-- start Given information --

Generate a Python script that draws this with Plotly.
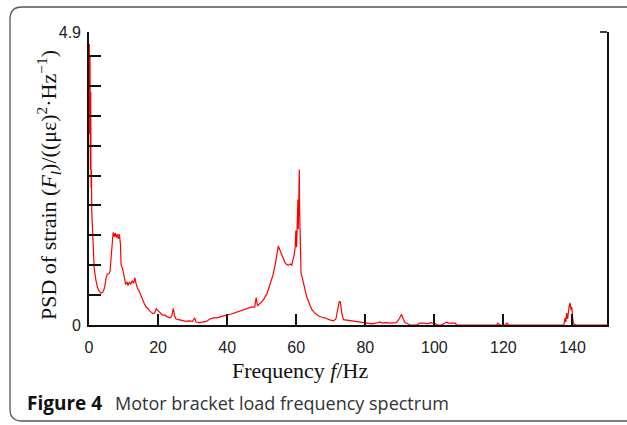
import plotly.graph_objects as go

# ---------------- data ----------------
freq_hz = [
    0.0, 0.1, 0.2, 0.3, 0.4, 0.5, 0.6, 0.7, 0.8, 1.0, 1.2, 1.5, 2.0, 2.5, 3.0, 3.5, 4.0, 4.5,
    5.0, 5.3, 5.8, 6.1, 6.5, 6.8, 7.0, 7.3, 7.6, 7.9, 8.2, 8.5, 8.8, 9.1, 9.3, 9.7, 10.0,
    10.3, 10.6, 11.0, 11.3, 11.7, 12.1, 12.5, 12.9, 13.3, 13.6, 14.0, 14.5, 15.0, 15.5, 16.0,
    16.5, 17.0, 17.5, 18.0, 18.5, 19.0, 19.5, 20.0, 20.5, 21.0, 21.5, 22.0, 22.5, 23.0, 23.5,
    24.0, 24.4, 24.8, 25.2, 26.0, 27.0, 28.0, 29.0, 30.0, 30.6, 31.0, 32.0, 33.0, 34.0, 35.0,
    36.0, 37.0, 38.0, 39.0, 40.0, 41.0, 42.0, 43.0, 44.0, 45.0, 46.0, 47.0, 48.0, 48.4, 48.8,
    49.5, 50.5, 51.5, 52.4, 53.2, 53.9, 54.4, 54.8, 55.3, 55.8, 56.3, 56.8, 57.3, 57.8, 58.3,
    58.7, 59.1, 59.4, 59.7, 59.9, 60.1, 60.3, 60.5, 60.6, 60.8, 60.9, 61.0, 61.2, 61.4, 61.8,
    62.1, 62.5, 63.0, 63.5, 64.0, 64.5, 65.2, 65.9, 66.5, 67.5, 68.3, 69.5, 70.8, 71.5, 72.0,
    72.5, 72.8, 73.2, 73.7, 75.0, 77.0, 79.5, 81.0, 82.0, 83.0, 84.3, 85.0, 86.0, 87.0, 88.0,
    89.0, 89.8, 90.5, 91.0, 91.5, 92.0, 93.0, 95.0, 95.8, 97.0, 98.0, 99.0, 100.0, 101.0,
    102.0, 103.0, 103.6, 104.0, 106.0, 106.5, 118.0, 118.4, 119.0, 120.5, 121.0, 121.5,
    137.5, 137.9, 138.1, 138.3, 138.6, 139.0, 139.3, 139.6, 139.8, 140.1, 140.3, 141.0, 150.0,
]
psd_strain = [
    4.1, 4.7, 3.2, 4.5, 2.6, 3.9, 2.3, 2.6, 1.9, 1.6, 1.1, 0.95, 0.75, 0.62, 0.56, 0.53, 0.55, 0.62,
    0.8, 0.85, 0.86, 0.9, 1.2, 1.45, 1.55, 1.48, 1.54, 1.46, 1.52, 1.44, 1.52, 1.35, 1.0, 0.95, 0.88,
    0.78, 0.68, 0.72, 0.66, 0.72, 0.68, 0.74, 0.7, 0.79, 0.7, 0.62, 0.57, 0.49, 0.44, 0.36,
    0.3, 0.28, 0.24, 0.22, 0.19, 0.2, 0.27, 0.24, 0.2, 0.18, 0.16, 0.17, 0.14, 0.13, 0.12,
    0.15, 0.28, 0.15, 0.1, 0.09, 0.08, 0.06, 0.07, 0.06, 0.12, 0.05, 0.04, 0.05, 0.06, 0.1,
    0.12, 0.12, 0.14, 0.15, 0.17, 0.18, 0.2, 0.23, 0.25, 0.27, 0.28, 0.3, 0.3, 0.46, 0.32,
    0.36, 0.42, 0.52, 0.66, 0.82, 1.0, 1.2, 1.32, 1.25, 1.18, 1.12, 1.04, 1.01, 1.0, 1.02,
    1.0, 1.1, 1.17, 1.3, 1.58, 1.3, 2.0, 2.1, 1.6, 2.45, 2.6, 1.9, 1.1, 0.87, 0.78,
    0.7, 0.6, 0.48, 0.4, 0.32, 0.26, 0.21, 0.18, 0.15, 0.13, 0.12, 0.09, 0.07, 0.1, 0.25,
    0.4, 0.38, 0.2, 0.09, 0.08, 0.07, 0.05, 0.04, 0.02, 0.03, 0.05, 0.03, 0.04, 0.03, 0.03,
    0.04, 0.1, 0.18, 0.1, 0.04, 0.03, 0.0, 0.0, 0.03, 0.03, 0.02, 0.04, 0.03, 0.0,
    0.0, 0.03, 0.05, 0.03, 0.03, 0.0, 0.0, 0.03, 0.0, 0.0, 0.03, 0.0,
    0.0, 0.12, 0.05, 0.2, 0.1, 0.3, 0.37, 0.25, 0.3, 0.1, 0.02, 0.0, 0.0,
]

x_ticks = [0, 20, 40, 60, 80, 100, 120, 140]
y_minor_ticks = [0, 0.5, 1.0, 1.5, 2.0, 2.5, 3.0, 3.5, 4.0, 4.5]
y_label_ticks = [0, 4.9]
x_range = [0, 150]
y_range = [0, 4.9]

x_title = "Frequency <i>f</i>/Hz"
y_title = "PSD of strain (<i>F<sub>l</sub></i>)/((με)<sup>2</sup>·Hz<sup>−1</sup>)"
caption_bold = "Figure 4"
caption_text = "Motor bracket load frequency spectrum"

# ---------------- layout helpers ----------------
W, H = 627, 425
L, R, T, B = 89, 20, 32, 100
PW, PH = W - L - R, H - T - B


def px(xp):
    return (xp - L) / PW


def py(yp):
    return (H - B - yp) / PH


fig = go.Figure()
fig.add_trace(go.Scatter(
    x=freq_hz, y=psd_strain, mode="lines",
    line=dict(color="#ff0000", width=1.2),
    hoverinfo="skip", showlegend=False,
))
# empty trace to anchor the label-only overlay axis
fig.add_trace(go.Scatter(x=[None], y=[None], yaxis="y2", showlegend=False, hoverinfo="skip"))

tick_font = dict(family="Liberation Sans, Arial, sans-serif", size=16, color="#222222")

fig.update_layout(
    width=W, height=H, autosize=False,
    margin=dict(l=L, r=R, t=T, b=B, pad=0),
    paper_bgcolor="white", plot_bgcolor="white",
    xaxis=dict(
        range=x_range, tickvals=x_ticks, ticks="inside", ticklen=11, tickwidth=1.5,
        tickcolor="#111111", showline=True, linecolor="#111111", linewidth=1.6,
        showgrid=False, zeroline=False, tickfont=tick_font, ticklabelstandoff=7,
        mirror=False,
    ),
    yaxis=dict(
        range=y_range, tickvals=y_minor_ticks, ticks="inside", ticklen=12, tickwidth=1.5,
        tickcolor="#111111", showline=True, linecolor="#111111", linewidth=1.6,
        showgrid=False, zeroline=False, showticklabels=False, mirror=True,
    ),
    yaxis2=dict(
        range=y_range, overlaying="y", side="left", anchor="x", tickvals=y_label_ticks,
        ticks="", showline=False, showgrid=False, zeroline=False, tickfont=tick_font,
        ticklabelstandoff=7,
    ),
)

# hook at top of right frame line
fig.add_shape(type="line", xref="paper", yref="paper",
              x0=px(600), x1=1.0, y0=1.0, y1=1.0,
              line=dict(color="#111111", width=1.6))

# rounded outer caption box (extends beyond right edge)
bx0, by0, by1, rr = 10, 7, 421, 12
x_l, x_rr, x_far = px(bx0), px(bx0 + rr), px(W + 20)
y_t, y_tr, y_b, y_br = py(by0), py(by0 + rr), py(by1), py(by1 - rr)
path = (f"M {x_far},{y_t} L {x_rr},{y_t} Q {x_l},{y_t} {x_l},{y_tr} "
        f"L {x_l},{y_br} Q {x_l},{y_b} {x_rr},{y_b} L {x_far},{y_b}")
fig.add_shape(type="path", xref="paper", yref="paper", path=path,
              line=dict(color="#555555", width=1.3))

serif = "Liberation Serif, Times New Roman, serif"
fig.add_annotation(text=x_title, xref="paper", yref="paper", x=px(300), y=py(370),
                   xanchor="center", yanchor="middle", showarrow=False,
                   font=dict(family=serif, size=22, color="#111111"))
fig.add_annotation(text=y_title, xref="paper", yref="paper", x=px(48), y=py(185),
                   xanchor="center", yanchor="middle", showarrow=False, textangle=-90,
                   font=dict(family=serif, size=22, color="#111111"))
fig.add_annotation(text=f"<b>{caption_bold}</b>", xref="paper", yref="paper", x=px(25), y=py(403),
                   xanchor="left", yanchor="middle", showarrow=False,
                   font=dict(family="Open Sans, sans-serif", size=19, color="#111111"))
fig.add_annotation(text=caption_text, xref="paper", yref="paper", x=px(113), y=py(403),
                   xanchor="left", yanchor="middle", showarrow=False,
                   font=dict(family="Open Sans, sans-serif", size=18, color="#333333"))

fig.write_html(
    "out.html",
    config={"displayModeBar": False},
    post_script="document.body.style.margin='0';document.body.style.padding='0';",
)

-- end Given information --

What the task asks:
Copy nothing but the lines from the top of the material through the line holding "import plotly.graph_objects as go", exactly as written; omit pictures.

Task output:
Generate a Python script that draws this with Plotly.
import plotly.graph_objects as go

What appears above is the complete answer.